It’s a bad time to be a West Ham fan. As if being bottom of the Premiership wasn’t enough, they’ve got an appalling defence, players getting far too big for their boots, in-fighting, and now a series of charges related to the move that was supposed to propel them to the next level after last season’s success, the signings of the two Argentinian wonderkids, Carlos Tevez and Javier Mascherano.
Let’s go back a few months, to August 31. Much of the deadline day news had been taken up with the protracted Ashley Cole-to-Chelsea move, one of the most drawn out sagas in recent years. Then, out of the blue, it was announced that Tevez and Mascherano were on their way to England. Not to the big four, not even to Newcastle or Spurs. But to West Ham.
It all seemed a little strange even then. All sorts of articles came out analysing the situation in depth, and while much was speculation, it was clear that the Hammers, even after one good season, would never be able to afford the pair outright – their estimated worth was 20m each, money that is barely spent in England these days outside Stamford Bridge. Tevez’s release clause at Corinthians was in fact around 70m, so only Chelsea could possibly obtain him.
It appeared at the time that Media Sports Investment (MSI), who had brought the players to cash-strapped Corinthians, owned their registrations, and were ‘lending’ them to West Ham, presumably to increase their value in Europe for a sale within two years. That the move has backfired with their failures in the Premiership is irrelevant to the potential breach of Premier League rules.
Rule B13 states:
“In all matter and transactions relating to the League each Club shall behave towards each other Club and the League with the utmost good faith”
This may seem quite a trite clause, but it is a neat catch-all if the Premier League believe that a club has tried to pull the wool over their eyes. West Ham have now been charged under this rule, based upon their failure to disclose full transfer details of the two players to the league.
Meanwhile, the more serious problem is rule U18:
“No Club shall enter into a contract which enables any other party to that contract to acquire the ability materially to influence its policies or the performance of its teams in League matches….”
The Premier League have received clarification of the two transfers since Mascherano moved on to Liverpool at the end of January. Based upon this information they have charged West Ham with a breach of this rule. These charges are extremely serious – many times points deductions are mooted for various misdemeanours, but usually only fines are handed out. In this instance, a points deduction is far more likely. Only five points have been gained with either of the pair in the team (which says a lot, to be honest), so that could be one penalty, a standard three point deduction is another option, or they could even be made an example of with greater measures. Whatever the deduction, it would be the final nail in their survival hopes.
The real trouble they appear to have is with their defence – it is poor to say the least. They surely have no comeback from the first charge, given that the Premier League were never given full details of the transfers, which it clearly requires. This, however, is not the main problem – that charge will likely incur only a fine.

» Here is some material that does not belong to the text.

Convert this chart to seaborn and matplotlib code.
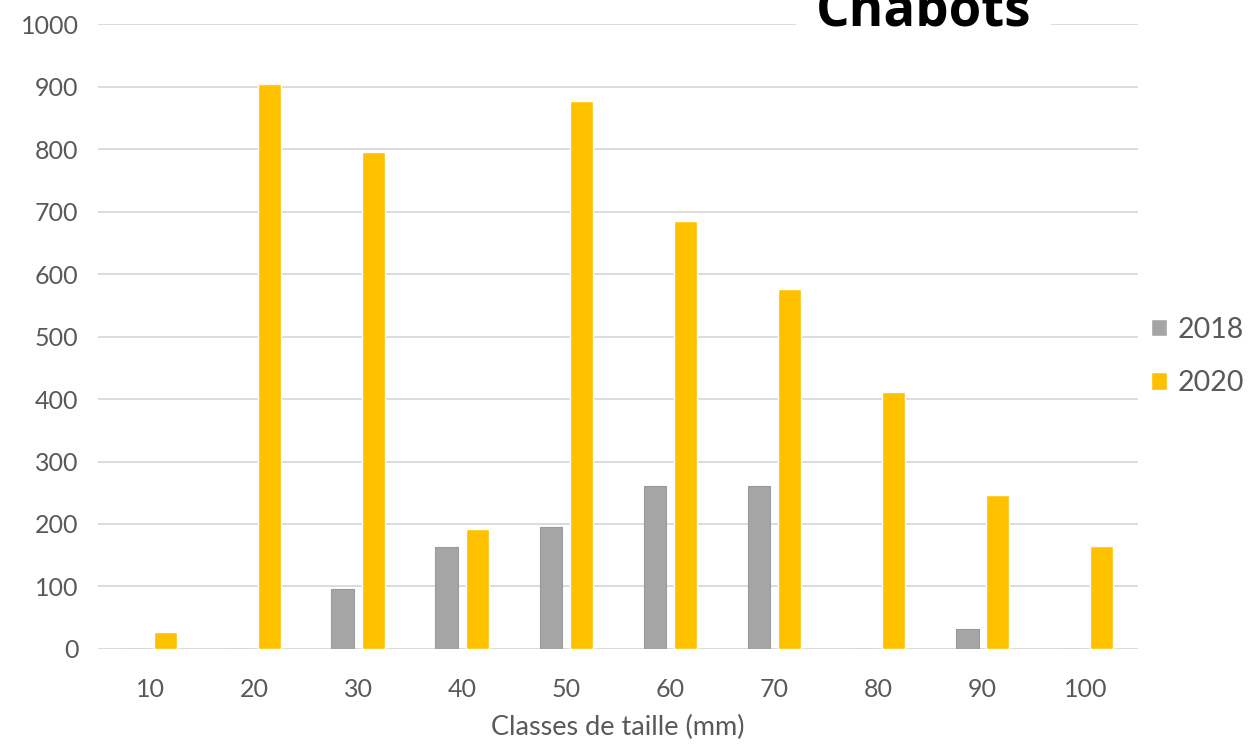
import matplotlib
matplotlib.use("Agg")
import matplotlib.pyplot as plt
import seaborn as sns
import pandas as pd

classes = ["10", "20", "30", "40", "50", "60", "70", "80", "90", "100"]
vals_2018 = [0, 0, 96, 163, 195, 261, 261, 0, 32, 0]
vals_2020 = [27, 904, 795, 192, 877, 685, 576, 411, 246, 165]
years = ["2018", "2020"]

df = pd.DataFrame({
    "classe": classes * 2,
    "valeur": vals_2018 + vals_2020,
    "annee": [years[0]] * len(classes) + [years[1]] * len(classes),
})

sns.set_theme(style="white")
plt.rcParams["font.family"] = ["Lato", "DejaVu Sans"]

fig = plt.figure(figsize=(12.48, 7.44), dpi=100)
ax = fig.add_axes([0.0785, 0.1277, 0.912 - 0.0785, 0.9677 - 0.1277])

sns.barplot(data=df, x="classe", y="valeur", hue="annee", order=classes,
            hue_order=years, palette={"2018": "#A5A5A5", "2020": "#FFC000"},
            width=0.58, gap=0.24, saturation=1, ax=ax, legend=True)

for bar in ax.patches[:len(classes)]:
    bar.set_edgecolor("#9A9A9A")
    bar.set_linewidth(0.8)

ax.set_ylim(0, 1000)
ax.set_xlim(-0.5, len(classes) - 0.5)
ax.set_yticks(range(0, 1001, 100))
ax.yaxis.grid(True, color="#D9D9D9", linewidth=1.3)
ax.set_axisbelow(True)
for s in ax.spines.values():
    s.set_visible(False)
ax.tick_params(axis="both", length=0, labelsize=18, colors="#595959")
ax.tick_params(axis="y", pad=14)
ax.tick_params(axis="x", pad=21)
ax.set_ylabel("")
ax.set_xlabel("Classes de taille (mm)", fontsize=19.5, color="#595959", labelpad=10)

leg = ax.legend(loc="center left", bbox_to_anchor=(1.0, 0.468), frameon=False,
                fontsize=20.5, handlelength=0.55, handleheight=0.55, handletextpad=0.4,
                labelspacing=0.95, labelcolor="#595959", borderpad=0, borderaxespad=0.45)

fig.text(0.740, 0.966, "Chabots", fontsize=38, fontweight="bold", color="black",
         ha="center", va="baseline", family=["Open Sans", "DejaVu Sans"],
         bbox=dict(facecolor="white", edgecolor="none", pad=14))

fig.savefig("out.png", dpi=100)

The major problem is U18 – if the clubs do not hold the registration for the players that qualify them to play in a competition, then precedent demands that they lose everything they gained from that advantage, in this case five points. In a cup competition, clubs are thrown out for fielding ineligible players (as Bury will testify). Unsurprisingly, West Ham are mounting a ‘vigourous defence’.
But what exactly is that defence? It is clear that they did not purchase the players, as they could not have done financially. Kia Joorabchian, who was responsible for MSI’s involvement with Corinthians, still controls the players’ movements, and failed with his takeover bid at West Ham, where he would have presumably transferred ownership from one organisation he runs to another. Without the takeover going through, the situation is far more delicate. And if West Ham don’t own the players, then that suggests they have a third party to please in MSI, which directly breaches the rule.
Their only defence is that the situation did not influence team selection or policies, but how can that be when they have the playing rights ‘lent’ to them of two of the brightest stars in world football? MSI would be extremely naive to hand over the registration with a carte blanche ‘play them or don’t play them, we don’t care’ attitude.
The defence gets even weaker with the argument that those involved in August’s dealings are no longer with the club since the Icelandic takeover. But that is no excuse – it is the club’s responsibility to act according to the regulations, so merely resigning does not save the club from punishment, in fact even using that as an argument suggests guilt.
In the midst of all this, you have to feel for Eggert Magnusson. The Icelandic businessman purchased what he believed to be a club going places, and since then about everything that could go wrong, has. And unlike a few foreign investors who appear to care only about the business, he seems genuinely pained by each passing match.
It is likely, almost certain, he has bought a club destined for the Championship. Even without legal trouble, they look incapable of escape, a points deduction would only confound that. Which leads to this – if West Ham drag this process out, it could conclude next season, given the league the opportunity to deduct points at that time. As of this moment, such a deduction would add insult to injury, but wouldn’t make much of a difference to an already doomed side. Next season, it would be a serious problem. Is it really wise to fight these charges?